■ **Input material**
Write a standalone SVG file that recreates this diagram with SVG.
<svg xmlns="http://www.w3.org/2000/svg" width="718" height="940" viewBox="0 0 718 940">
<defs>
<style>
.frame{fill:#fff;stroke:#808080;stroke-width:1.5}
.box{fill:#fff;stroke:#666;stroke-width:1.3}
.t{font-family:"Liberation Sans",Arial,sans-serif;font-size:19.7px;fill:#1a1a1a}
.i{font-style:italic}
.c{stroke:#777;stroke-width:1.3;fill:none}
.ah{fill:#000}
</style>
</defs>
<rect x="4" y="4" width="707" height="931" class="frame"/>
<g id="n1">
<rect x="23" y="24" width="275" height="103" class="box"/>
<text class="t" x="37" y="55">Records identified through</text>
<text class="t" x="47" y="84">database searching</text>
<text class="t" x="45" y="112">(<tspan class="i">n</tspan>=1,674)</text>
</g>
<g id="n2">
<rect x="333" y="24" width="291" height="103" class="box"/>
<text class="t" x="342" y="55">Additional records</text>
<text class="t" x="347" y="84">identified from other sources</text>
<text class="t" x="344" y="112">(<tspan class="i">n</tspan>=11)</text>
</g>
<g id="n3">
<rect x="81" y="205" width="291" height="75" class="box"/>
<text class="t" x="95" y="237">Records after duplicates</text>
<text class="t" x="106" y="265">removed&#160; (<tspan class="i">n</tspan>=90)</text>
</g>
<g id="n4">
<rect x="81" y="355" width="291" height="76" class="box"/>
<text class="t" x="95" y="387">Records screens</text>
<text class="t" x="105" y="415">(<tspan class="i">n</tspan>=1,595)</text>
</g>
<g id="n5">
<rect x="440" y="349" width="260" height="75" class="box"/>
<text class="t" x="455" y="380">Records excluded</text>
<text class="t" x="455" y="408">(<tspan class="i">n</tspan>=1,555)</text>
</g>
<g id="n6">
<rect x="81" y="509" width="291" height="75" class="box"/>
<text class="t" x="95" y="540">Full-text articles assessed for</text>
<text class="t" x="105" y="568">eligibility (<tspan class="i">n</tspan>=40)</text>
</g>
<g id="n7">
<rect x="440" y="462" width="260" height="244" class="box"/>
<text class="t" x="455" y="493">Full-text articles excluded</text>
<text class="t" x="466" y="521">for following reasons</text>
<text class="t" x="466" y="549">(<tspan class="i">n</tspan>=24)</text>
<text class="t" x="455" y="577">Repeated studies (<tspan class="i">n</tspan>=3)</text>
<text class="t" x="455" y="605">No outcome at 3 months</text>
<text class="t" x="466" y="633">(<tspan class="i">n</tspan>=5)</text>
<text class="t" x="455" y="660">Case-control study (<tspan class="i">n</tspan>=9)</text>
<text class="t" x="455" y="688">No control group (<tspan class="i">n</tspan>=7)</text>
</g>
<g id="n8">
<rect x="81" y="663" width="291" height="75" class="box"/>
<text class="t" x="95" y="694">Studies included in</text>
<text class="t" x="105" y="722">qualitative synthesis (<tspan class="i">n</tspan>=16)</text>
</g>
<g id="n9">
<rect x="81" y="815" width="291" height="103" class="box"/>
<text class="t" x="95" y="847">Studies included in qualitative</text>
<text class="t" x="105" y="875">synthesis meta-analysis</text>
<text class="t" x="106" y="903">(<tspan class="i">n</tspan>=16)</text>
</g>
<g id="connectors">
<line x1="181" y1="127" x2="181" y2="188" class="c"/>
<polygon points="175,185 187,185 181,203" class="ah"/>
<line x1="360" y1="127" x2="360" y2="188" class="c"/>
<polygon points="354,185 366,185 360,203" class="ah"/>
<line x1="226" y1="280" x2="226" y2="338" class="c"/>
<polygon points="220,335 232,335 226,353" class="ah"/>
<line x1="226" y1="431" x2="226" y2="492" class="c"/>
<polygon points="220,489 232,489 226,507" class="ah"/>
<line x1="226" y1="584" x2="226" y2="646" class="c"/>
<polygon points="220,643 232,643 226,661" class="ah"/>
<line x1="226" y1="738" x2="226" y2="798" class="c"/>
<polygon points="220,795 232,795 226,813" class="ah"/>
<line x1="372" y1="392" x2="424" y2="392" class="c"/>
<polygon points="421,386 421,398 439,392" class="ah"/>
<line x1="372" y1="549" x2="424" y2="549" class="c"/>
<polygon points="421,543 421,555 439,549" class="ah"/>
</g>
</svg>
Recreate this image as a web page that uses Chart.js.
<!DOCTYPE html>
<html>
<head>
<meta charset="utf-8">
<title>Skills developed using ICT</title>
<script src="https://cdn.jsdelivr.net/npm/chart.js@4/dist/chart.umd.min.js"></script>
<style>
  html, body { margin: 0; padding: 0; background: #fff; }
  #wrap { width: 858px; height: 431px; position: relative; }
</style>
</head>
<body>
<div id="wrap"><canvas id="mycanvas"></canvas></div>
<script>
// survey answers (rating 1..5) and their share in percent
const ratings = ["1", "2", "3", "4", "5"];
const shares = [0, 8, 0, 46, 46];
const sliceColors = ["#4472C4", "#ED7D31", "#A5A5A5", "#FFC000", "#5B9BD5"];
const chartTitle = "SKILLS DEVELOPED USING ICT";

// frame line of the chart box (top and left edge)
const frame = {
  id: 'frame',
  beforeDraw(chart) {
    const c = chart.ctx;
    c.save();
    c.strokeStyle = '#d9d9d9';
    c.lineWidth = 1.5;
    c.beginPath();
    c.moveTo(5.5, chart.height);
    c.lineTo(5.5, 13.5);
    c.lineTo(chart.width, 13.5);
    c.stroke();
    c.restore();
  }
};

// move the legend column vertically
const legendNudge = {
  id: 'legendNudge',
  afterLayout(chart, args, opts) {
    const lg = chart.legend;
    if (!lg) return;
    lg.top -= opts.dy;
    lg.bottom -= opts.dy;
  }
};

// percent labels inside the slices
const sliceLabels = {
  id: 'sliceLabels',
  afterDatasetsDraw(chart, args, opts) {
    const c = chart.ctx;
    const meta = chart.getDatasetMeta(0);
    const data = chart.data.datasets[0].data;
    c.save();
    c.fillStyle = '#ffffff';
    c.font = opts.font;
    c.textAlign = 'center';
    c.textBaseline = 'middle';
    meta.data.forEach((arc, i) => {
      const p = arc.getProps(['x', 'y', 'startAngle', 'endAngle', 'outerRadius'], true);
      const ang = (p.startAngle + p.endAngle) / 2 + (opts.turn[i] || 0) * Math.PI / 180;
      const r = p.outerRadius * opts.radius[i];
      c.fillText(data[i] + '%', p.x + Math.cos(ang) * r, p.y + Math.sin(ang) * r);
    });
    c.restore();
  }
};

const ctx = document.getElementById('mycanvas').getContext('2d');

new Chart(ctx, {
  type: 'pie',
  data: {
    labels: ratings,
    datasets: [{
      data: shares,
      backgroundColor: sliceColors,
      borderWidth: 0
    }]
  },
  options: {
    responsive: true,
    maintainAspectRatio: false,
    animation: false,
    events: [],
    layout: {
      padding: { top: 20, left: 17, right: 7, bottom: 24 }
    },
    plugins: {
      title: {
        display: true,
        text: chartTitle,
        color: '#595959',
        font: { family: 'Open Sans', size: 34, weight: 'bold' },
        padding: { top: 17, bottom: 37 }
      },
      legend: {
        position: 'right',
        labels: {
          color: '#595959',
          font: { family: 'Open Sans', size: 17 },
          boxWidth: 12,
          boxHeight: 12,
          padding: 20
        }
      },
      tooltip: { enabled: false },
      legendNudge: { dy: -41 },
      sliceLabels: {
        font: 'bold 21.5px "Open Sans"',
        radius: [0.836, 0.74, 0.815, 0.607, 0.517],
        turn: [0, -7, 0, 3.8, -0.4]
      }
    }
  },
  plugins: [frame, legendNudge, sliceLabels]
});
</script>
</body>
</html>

■ **The problem**
Extract all the material, leaving every line as it is.

■ **Expected answer**
Write a standalone SVG file that recreates this diagram with SVG.
<svg xmlns="http://www.w3.org/2000/svg" width="718" height="940" viewBox="0 0 718 940">
<defs>
<style>
.frame{fill:#fff;stroke:#808080;stroke-width:1.5}
.box{fill:#fff;stroke:#666;stroke-width:1.3}
.t{font-family:"Liberation Sans",Arial,sans-serif;font-size:19.7px;fill:#1a1a1a}
.i{font-style:italic}
.c{stroke:#777;stroke-width:1.3;fill:none}
.ah{fill:#000}
</style>
</defs>
<rect x="4" y="4" width="707" height="931" class="frame"/>
<g id="n1">
<rect x="23" y="24" width="275" height="103" class="box"/>
<text class="t" x="37" y="55">Records identified through</text>
<text class="t" x="47" y="84">database searching</text>
<text class="t" x="45" y="112">(<tspan class="i">n</tspan>=1,674)</text>
</g>
<g id="n2">
<rect x="333" y="24" width="291" height="103" class="box"/>
<text class="t" x="342" y="55">Additional records</text>
<text class="t" x="347" y="84">identified from other sources</text>
<text class="t" x="344" y="112">(<tspan class="i">n</tspan>=11)</text>
</g>
<g id="n3">
<rect x="81" y="205" width="291" height="75" class="box"/>
<text class="t" x="95" y="237">Records after duplicates</text>
<text class="t" x="106" y="265">removed&#160; (<tspan class="i">n</tspan>=90)</text>
</g>
<g id="n4">
<rect x="81" y="355" width="291" height="76" class="box"/>
<text class="t" x="95" y="387">Records screens</text>
<text class="t" x="105" y="415">(<tspan class="i">n</tspan>=1,595)</text>
</g>
<g id="n5">
<rect x="440" y="349" width="260" height="75" class="box"/>
<text class="t" x="455" y="380">Records excluded</text>
<text class="t" x="455" y="408">(<tspan class="i">n</tspan>=1,555)</text>
</g>
<g id="n6">
<rect x="81" y="509" width="291" height="75" class="box"/>
<text class="t" x="95" y="540">Full-text articles assessed for</text>
<text class="t" x="105" y="568">eligibility (<tspan class="i">n</tspan>=40)</text>
</g>
<g id="n7">
<rect x="440" y="462" width="260" height="244" class="box"/>
<text class="t" x="455" y="493">Full-text articles excluded</text>
<text class="t" x="466" y="521">for following reasons</text>
<text class="t" x="466" y="549">(<tspan class="i">n</tspan>=24)</text>
<text class="t" x="455" y="577">Repeated studies (<tspan class="i">n</tspan>=3)</text>
<text class="t" x="455" y="605">No outcome at 3 months</text>
<text class="t" x="466" y="633">(<tspan class="i">n</tspan>=5)</text>
<text class="t" x="455" y="660">Case-control study (<tspan class="i">n</tspan>=9)</text>
<text class="t" x="455" y="688">No control group (<tspan class="i">n</tspan>=7)</text>
</g>
<g id="n8">
<rect x="81" y="663" width="291" height="75" class="box"/>
<text class="t" x="95" y="694">Studies included in</text>
<text class="t" x="105" y="722">qualitative synthesis (<tspan class="i">n</tspan>=16)</text>
</g>
<g id="n9">
<rect x="81" y="815" width="291" height="103" class="box"/>
<text class="t" x="95" y="847">Studies included in qualitative</text>
<text class="t" x="105" y="875">synthesis meta-analysis</text>
<text class="t" x="106" y="903">(<tspan class="i">n</tspan>=16)</text>
</g>
<g id="connectors">
<line x1="181" y1="127" x2="181" y2="188" class="c"/>
<polygon points="175,185 187,185 181,203" class="ah"/>
<line x1="360" y1="127" x2="360" y2="188" class="c"/>
<polygon points="354,185 366,185 360,203" class="ah"/>
<line x1="226" y1="280" x2="226" y2="338" class="c"/>
<polygon points="220,335 232,335 226,353" class="ah"/>
<line x1="226" y1="431" x2="226" y2="492" class="c"/>
<polygon points="220,489 232,489 226,507" class="ah"/>
<line x1="226" y1="584" x2="226" y2="646" class="c"/>
<polygon points="220,643 232,643 226,661" class="ah"/>
<line x1="226" y1="738" x2="226" y2="798" class="c"/>
<polygon points="220,795 232,795 226,813" class="ah"/>
<line x1="372" y1="392" x2="424" y2="392" class="c"/>
<polygon points="421,386 421,398 439,392" class="ah"/>
<line x1="372" y1="549" x2="424" y2="549" class="c"/>
<polygon points="421,543 421,555 439,549" class="ah"/>
</g>
</svg>
Recreate this image as a web page that uses Chart.js.
<!DOCTYPE html>
<html>
<head>
<meta charset="utf-8">
<title>Skills developed using ICT</title>
<script src="https://cdn.jsdelivr.net/npm/chart.js@4/dist/chart.umd.min.js"></script>
<style>
  html, body { margin: 0; padding: 0; background: #fff; }
  #wrap { width: 858px; height: 431px; position: relative; }
</style>
</head>
<body>
<div id="wrap"><canvas id="mycanvas"></canvas></div>
<script>
// survey answers (rating 1..5) and their share in percent
const ratings = ["1", "2", "3", "4", "5"];
const shares = [0, 8, 0, 46, 46];
const sliceColors = ["#4472C4", "#ED7D31", "#A5A5A5", "#FFC000", "#5B9BD5"];
const chartTitle = "SKILLS DEVELOPED USING ICT";

// frame line of the chart box (top and left edge)
const frame = {
  id: 'frame',
  beforeDraw(chart) {
    const c = chart.ctx;
    c.save();
    c.strokeStyle = '#d9d9d9';
    c.lineWidth = 1.5;
    c.beginPath();
    c.moveTo(5.5, chart.height);
    c.lineTo(5.5, 13.5);
    c.lineTo(chart.width, 13.5);
    c.stroke();
    c.restore();
  }
};

// move the legend column vertically
const legendNudge = {
  id: 'legendNudge',
  afterLayout(chart, args, opts) {
    const lg = chart.legend;
    if (!lg) return;
    lg.top -= opts.dy;
    lg.bottom -= opts.dy;
  }
};

// percent labels inside the slices
const sliceLabels = {
  id: 'sliceLabels',
  afterDatasetsDraw(chart, args, opts) {
    const c = chart.ctx;
    const meta = chart.getDatasetMeta(0);
    const data = chart.data.datasets[0].data;
    c.save();
    c.fillStyle = '#ffffff';
    c.font = opts.font;
    c.textAlign = 'center';
    c.textBaseline = 'middle';
    meta.data.forEach((arc, i) => {
      const p = arc.getProps(['x', 'y', 'startAngle', 'endAngle', 'outerRadius'], true);
      const ang = (p.startAngle + p.endAngle) / 2 + (opts.turn[i] || 0) * Math.PI / 180;
      const r = p.outerRadius * opts.radius[i];
      c.fillText(data[i] + '%', p.x + Math.cos(ang) * r, p.y + Math.sin(ang) * r);
    });
    c.restore();
  }
};

const ctx = document.getElementById('mycanvas').getContext('2d');

new Chart(ctx, {
  type: 'pie',
  data: {
    labels: ratings,
    datasets: [{
      data: shares,
      backgroundColor: sliceColors,
      borderWidth: 0
    }]
  },
  options: {
    responsive: true,
    maintainAspectRatio: false,
    animation: false,
    events: [],
    layout: {
      padding: { top: 20, left: 17, right: 7, bottom: 24 }
    },
    plugins: {
      title: {
        display: true,
        text: chartTitle,
        color: '#595959',
        font: { family: 'Open Sans', size: 34, weight: 'bold' },
        padding: { top: 17, bottom: 37 }
      },
      legend: {
        position: 'right',
        labels: {
          color: '#595959',
          font: { family: 'Open Sans', size: 17 },
          boxWidth: 12,
          boxHeight: 12,
          padding: 20
        }
      },
      tooltip: { enabled: false },
      legendNudge: { dy: -41 },
      sliceLabels: {
        font: 'bold 21.5px "Open Sans"',
        radius: [0.836, 0.74, 0.815, 0.607, 0.517],
        turn: [0, -7, 0, 3.8, -0.4]
      }
    }
  },
  plugins: [frame, legendNudge, sliceLabels]
});
</script>
</body>
</html>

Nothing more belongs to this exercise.